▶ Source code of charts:
-------

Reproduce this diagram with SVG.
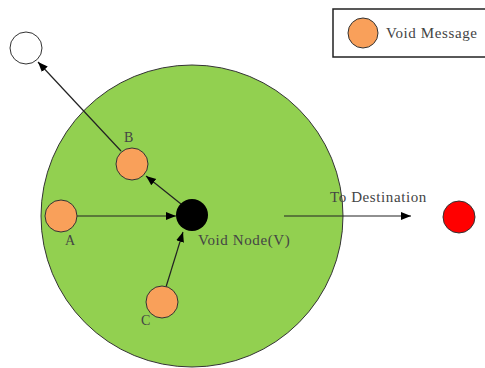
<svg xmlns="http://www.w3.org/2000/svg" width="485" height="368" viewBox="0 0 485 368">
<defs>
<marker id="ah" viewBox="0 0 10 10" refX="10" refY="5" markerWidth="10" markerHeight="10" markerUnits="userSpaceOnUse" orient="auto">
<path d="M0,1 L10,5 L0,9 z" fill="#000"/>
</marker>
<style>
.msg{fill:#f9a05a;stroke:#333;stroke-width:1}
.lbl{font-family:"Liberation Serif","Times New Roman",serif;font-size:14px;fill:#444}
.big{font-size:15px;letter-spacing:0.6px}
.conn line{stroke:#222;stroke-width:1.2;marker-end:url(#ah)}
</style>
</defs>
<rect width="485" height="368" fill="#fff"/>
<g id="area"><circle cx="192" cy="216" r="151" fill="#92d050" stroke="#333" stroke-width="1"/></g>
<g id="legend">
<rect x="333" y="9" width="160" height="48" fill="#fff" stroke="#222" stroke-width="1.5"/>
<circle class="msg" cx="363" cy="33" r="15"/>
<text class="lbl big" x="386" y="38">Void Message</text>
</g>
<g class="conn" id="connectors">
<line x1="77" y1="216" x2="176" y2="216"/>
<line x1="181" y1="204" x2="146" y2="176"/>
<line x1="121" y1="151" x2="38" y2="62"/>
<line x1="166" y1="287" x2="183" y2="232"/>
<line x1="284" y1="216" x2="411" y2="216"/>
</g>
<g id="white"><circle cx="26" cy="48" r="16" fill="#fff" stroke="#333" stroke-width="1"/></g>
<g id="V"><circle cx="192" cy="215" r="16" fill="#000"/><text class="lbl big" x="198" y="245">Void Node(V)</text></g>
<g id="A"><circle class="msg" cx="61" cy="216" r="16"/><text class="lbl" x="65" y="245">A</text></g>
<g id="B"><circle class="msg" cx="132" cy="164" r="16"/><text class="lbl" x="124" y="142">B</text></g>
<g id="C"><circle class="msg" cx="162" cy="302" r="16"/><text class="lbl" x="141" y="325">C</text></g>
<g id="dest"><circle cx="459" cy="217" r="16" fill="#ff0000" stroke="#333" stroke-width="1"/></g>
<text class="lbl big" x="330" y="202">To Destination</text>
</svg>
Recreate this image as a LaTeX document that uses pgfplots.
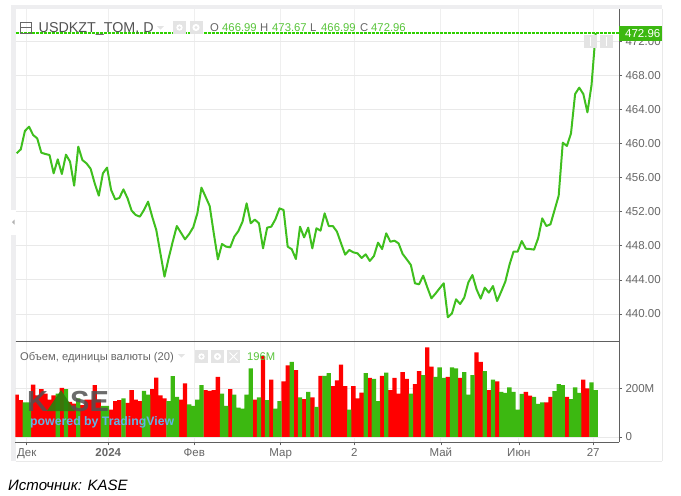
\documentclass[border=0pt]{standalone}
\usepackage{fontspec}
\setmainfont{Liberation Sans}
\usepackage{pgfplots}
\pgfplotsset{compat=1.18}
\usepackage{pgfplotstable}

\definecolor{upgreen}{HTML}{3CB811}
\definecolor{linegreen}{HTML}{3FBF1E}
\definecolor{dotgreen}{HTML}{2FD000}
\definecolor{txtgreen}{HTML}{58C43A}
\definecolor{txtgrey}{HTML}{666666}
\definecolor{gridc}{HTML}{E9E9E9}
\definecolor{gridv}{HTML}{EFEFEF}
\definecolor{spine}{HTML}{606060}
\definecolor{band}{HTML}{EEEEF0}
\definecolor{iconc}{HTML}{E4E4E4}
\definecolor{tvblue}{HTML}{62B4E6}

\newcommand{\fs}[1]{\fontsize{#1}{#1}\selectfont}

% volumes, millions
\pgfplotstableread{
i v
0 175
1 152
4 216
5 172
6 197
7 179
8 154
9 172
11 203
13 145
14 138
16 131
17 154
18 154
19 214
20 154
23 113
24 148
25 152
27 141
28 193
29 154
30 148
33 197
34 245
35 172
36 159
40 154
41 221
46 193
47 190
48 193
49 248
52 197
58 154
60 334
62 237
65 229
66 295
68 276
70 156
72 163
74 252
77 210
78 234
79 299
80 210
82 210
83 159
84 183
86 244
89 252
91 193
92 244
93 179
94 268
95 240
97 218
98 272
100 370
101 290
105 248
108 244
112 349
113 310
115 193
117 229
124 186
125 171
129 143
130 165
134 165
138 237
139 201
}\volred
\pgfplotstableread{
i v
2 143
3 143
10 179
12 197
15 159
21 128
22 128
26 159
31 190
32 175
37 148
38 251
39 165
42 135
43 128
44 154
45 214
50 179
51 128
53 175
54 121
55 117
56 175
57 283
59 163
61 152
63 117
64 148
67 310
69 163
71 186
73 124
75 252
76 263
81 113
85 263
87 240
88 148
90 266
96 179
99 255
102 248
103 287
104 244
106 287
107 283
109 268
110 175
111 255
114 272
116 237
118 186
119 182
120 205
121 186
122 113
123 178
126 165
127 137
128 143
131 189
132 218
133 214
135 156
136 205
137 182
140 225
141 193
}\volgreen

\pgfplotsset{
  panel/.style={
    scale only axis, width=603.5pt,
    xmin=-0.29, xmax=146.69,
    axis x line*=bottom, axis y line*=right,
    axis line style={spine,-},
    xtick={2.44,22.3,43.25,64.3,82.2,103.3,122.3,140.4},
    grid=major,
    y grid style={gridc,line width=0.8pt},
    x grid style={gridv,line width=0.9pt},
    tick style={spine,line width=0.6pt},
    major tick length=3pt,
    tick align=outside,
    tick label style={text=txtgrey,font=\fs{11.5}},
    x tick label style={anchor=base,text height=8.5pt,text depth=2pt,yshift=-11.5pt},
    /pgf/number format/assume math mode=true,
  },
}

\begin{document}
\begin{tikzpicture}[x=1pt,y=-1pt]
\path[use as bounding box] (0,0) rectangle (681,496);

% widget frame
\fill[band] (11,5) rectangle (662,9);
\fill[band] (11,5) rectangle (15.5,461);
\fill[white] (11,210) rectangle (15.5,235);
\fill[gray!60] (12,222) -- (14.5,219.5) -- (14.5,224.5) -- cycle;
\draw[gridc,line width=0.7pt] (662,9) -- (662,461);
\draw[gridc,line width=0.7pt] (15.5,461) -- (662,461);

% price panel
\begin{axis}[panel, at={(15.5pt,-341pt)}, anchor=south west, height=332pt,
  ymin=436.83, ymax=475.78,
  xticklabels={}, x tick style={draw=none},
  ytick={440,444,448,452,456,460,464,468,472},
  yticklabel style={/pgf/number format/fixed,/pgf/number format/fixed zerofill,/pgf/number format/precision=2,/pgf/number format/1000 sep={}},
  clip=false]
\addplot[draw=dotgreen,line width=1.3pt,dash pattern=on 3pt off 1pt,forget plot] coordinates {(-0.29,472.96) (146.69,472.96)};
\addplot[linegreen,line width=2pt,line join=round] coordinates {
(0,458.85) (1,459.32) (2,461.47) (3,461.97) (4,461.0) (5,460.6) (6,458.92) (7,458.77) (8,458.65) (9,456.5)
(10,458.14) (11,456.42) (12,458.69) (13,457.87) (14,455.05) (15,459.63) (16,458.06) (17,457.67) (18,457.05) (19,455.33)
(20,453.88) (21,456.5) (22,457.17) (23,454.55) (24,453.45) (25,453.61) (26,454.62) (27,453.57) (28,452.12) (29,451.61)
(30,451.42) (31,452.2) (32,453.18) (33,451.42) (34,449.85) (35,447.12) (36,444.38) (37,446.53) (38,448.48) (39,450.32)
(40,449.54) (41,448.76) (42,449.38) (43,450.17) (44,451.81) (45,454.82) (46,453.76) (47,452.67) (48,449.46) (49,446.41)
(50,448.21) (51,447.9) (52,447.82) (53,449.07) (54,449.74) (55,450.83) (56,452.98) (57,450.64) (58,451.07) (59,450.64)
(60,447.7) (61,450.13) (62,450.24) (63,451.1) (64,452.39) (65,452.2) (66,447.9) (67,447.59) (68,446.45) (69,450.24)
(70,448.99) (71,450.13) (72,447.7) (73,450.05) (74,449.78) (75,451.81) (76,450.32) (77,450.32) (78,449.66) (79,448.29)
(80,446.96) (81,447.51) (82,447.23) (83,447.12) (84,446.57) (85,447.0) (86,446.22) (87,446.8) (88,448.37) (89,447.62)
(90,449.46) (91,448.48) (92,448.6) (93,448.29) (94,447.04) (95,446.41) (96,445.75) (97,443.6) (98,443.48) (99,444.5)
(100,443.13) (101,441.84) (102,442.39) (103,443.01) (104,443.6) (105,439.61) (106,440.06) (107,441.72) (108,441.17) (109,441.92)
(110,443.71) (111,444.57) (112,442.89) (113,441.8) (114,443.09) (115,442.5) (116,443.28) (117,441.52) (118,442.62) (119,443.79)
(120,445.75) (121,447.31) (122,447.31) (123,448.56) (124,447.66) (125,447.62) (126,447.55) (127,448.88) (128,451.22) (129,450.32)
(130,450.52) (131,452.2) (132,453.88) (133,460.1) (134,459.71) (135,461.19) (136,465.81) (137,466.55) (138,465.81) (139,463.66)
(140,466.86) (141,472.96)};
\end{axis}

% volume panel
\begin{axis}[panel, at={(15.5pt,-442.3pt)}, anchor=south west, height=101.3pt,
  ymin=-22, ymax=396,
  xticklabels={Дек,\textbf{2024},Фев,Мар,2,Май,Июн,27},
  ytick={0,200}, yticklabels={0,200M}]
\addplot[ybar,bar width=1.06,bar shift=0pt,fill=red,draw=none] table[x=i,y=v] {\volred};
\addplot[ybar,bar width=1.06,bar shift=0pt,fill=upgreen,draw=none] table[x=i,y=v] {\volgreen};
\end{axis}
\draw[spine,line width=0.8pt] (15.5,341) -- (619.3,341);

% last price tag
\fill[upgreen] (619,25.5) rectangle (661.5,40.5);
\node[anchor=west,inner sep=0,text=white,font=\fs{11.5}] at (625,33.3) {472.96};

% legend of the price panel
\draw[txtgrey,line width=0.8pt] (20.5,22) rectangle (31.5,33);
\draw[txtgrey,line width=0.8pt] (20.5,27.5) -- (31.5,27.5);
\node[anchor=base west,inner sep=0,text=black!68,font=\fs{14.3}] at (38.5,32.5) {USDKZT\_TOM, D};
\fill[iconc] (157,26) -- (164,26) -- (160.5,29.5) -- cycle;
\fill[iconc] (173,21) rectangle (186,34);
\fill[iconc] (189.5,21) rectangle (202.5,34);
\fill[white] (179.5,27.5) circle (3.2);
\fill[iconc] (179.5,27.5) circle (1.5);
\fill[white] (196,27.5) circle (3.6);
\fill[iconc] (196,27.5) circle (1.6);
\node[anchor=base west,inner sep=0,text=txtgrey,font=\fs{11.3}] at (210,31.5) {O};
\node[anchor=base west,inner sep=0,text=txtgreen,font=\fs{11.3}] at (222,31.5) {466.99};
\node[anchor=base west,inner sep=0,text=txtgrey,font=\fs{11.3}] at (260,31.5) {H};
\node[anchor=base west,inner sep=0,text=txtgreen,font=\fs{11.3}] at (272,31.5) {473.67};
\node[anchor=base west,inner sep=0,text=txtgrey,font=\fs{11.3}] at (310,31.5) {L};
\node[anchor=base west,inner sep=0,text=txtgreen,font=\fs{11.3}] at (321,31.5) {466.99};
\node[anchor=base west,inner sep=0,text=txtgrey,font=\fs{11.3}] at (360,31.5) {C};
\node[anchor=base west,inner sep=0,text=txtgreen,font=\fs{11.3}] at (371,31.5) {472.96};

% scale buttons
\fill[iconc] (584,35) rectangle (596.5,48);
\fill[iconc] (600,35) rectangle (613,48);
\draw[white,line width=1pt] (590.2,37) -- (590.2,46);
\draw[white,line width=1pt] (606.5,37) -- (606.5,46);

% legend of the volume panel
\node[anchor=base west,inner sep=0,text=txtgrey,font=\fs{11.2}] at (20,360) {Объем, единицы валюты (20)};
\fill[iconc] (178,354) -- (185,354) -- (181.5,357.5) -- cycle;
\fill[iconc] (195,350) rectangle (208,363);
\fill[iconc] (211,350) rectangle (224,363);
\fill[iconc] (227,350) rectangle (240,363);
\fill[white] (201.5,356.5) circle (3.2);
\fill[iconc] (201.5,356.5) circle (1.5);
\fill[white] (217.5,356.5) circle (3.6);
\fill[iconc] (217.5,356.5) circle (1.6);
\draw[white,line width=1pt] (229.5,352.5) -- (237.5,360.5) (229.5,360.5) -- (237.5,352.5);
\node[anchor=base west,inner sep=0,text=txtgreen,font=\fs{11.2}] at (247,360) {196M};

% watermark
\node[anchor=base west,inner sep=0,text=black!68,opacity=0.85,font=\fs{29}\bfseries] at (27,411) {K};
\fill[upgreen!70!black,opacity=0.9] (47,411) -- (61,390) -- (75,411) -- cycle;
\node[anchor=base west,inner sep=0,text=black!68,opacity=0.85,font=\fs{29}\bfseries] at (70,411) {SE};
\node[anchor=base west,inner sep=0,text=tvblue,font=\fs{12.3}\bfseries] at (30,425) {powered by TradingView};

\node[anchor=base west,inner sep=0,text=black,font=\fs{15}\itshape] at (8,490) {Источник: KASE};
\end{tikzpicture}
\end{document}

-------

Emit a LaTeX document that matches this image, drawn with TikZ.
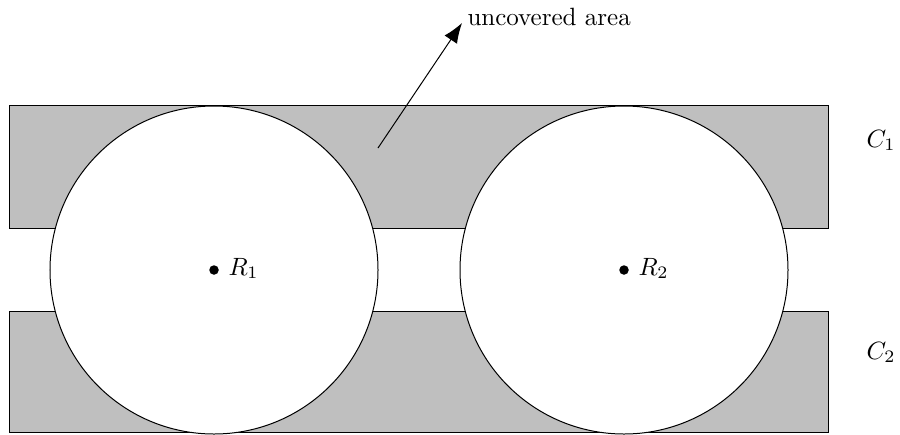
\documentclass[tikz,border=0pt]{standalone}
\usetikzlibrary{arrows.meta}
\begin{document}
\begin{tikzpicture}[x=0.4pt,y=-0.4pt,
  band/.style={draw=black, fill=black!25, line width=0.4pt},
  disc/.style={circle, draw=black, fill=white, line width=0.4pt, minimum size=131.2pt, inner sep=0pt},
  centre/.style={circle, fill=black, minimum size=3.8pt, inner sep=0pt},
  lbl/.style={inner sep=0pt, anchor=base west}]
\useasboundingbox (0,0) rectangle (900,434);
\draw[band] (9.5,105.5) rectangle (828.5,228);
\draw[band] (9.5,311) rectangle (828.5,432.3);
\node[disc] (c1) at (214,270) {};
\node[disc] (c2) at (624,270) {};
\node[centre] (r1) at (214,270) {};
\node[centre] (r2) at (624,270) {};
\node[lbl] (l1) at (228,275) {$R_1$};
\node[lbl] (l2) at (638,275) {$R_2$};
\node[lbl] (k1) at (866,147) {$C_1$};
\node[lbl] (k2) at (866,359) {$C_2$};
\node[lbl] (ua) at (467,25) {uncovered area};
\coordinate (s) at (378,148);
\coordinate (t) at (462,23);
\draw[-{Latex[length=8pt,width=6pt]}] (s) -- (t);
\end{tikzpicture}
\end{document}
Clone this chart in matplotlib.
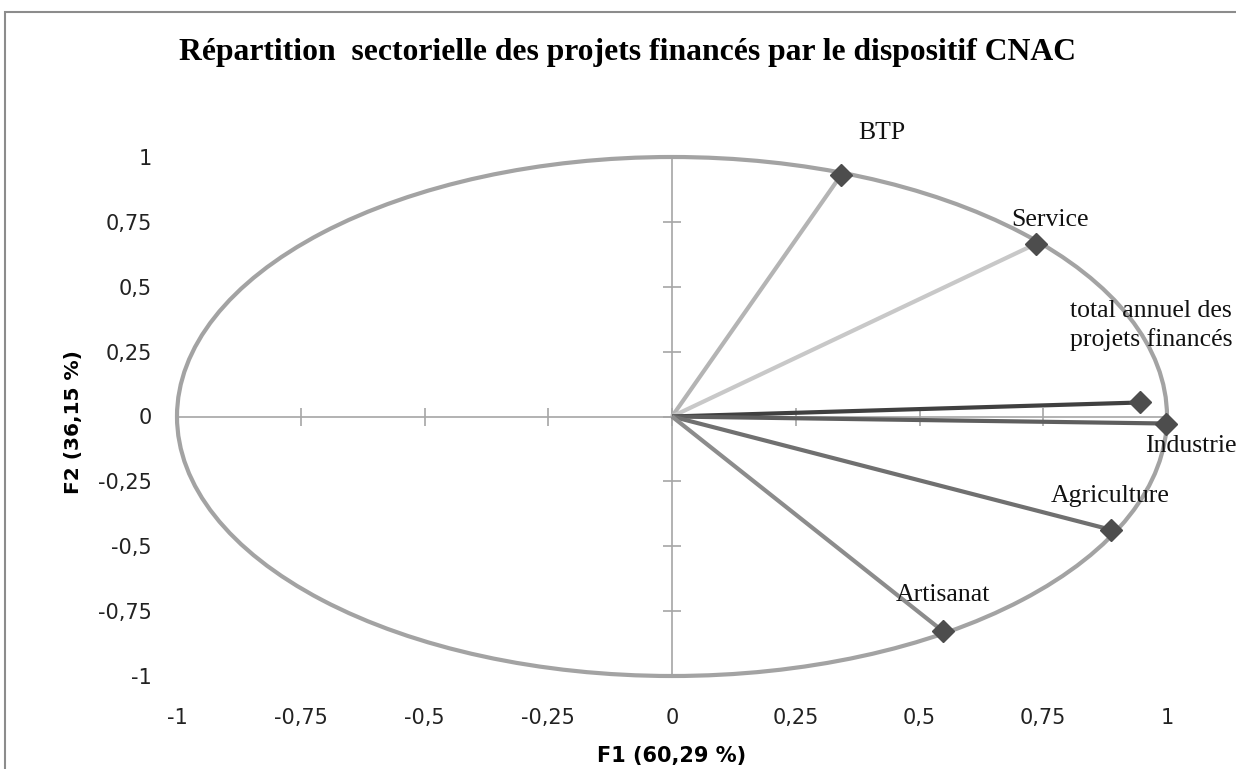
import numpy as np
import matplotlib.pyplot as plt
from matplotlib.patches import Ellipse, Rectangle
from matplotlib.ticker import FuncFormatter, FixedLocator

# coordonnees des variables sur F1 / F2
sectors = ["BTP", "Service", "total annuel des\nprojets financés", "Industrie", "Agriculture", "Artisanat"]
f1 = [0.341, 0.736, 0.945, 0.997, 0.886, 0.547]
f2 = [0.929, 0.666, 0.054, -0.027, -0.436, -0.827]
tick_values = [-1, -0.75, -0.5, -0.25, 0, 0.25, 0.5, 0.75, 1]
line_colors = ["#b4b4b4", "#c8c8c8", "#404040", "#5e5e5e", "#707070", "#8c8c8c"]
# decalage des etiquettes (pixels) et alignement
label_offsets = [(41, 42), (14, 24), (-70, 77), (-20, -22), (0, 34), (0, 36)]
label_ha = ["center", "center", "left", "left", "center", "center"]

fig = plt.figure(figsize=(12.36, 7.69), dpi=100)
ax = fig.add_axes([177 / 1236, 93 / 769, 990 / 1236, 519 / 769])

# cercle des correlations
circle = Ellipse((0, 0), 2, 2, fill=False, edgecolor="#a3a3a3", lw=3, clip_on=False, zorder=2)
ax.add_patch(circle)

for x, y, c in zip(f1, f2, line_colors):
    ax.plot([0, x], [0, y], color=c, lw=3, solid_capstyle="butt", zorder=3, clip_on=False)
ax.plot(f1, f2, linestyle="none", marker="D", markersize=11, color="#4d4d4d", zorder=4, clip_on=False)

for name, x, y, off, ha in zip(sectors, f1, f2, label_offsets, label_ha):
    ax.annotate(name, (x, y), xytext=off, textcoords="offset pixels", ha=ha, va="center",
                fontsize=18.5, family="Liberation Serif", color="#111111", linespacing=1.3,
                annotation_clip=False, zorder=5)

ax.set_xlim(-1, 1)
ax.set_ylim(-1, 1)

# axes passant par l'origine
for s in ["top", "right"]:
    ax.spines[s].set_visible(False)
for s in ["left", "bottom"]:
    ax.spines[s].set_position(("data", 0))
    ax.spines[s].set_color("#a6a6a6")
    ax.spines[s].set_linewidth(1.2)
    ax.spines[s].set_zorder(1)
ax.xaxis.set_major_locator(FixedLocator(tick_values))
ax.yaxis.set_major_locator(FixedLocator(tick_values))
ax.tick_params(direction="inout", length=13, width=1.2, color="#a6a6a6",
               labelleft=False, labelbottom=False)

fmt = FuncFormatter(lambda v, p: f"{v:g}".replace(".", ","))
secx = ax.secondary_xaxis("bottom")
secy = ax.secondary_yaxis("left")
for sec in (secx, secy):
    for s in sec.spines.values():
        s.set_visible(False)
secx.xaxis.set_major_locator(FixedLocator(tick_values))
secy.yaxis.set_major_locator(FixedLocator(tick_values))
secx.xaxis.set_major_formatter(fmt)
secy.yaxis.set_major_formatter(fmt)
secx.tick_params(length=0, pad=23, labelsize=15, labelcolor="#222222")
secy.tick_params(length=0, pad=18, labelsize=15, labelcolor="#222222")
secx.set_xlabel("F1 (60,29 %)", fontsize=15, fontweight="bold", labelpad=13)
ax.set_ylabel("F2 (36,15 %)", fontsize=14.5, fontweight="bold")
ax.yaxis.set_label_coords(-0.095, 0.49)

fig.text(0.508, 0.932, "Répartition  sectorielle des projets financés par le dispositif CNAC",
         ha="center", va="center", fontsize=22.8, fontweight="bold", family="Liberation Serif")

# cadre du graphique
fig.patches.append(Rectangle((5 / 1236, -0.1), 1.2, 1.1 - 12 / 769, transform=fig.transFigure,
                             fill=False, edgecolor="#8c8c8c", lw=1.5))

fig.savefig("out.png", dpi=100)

-------

▶ Direction:
Word for word, repeat the lines above from the one with "Clone this chart in matplotlib." through the one with "from matplotlib.ticker import", and nothing beyond them. Omit the pictures.

▶ Answer:
Clone this chart in matplotlib.
import numpy as np
import matplotlib.pyplot as plt
from matplotlib.patches import Ellipse, Rectangle
from matplotlib.ticker import FuncFormatter, FixedLocator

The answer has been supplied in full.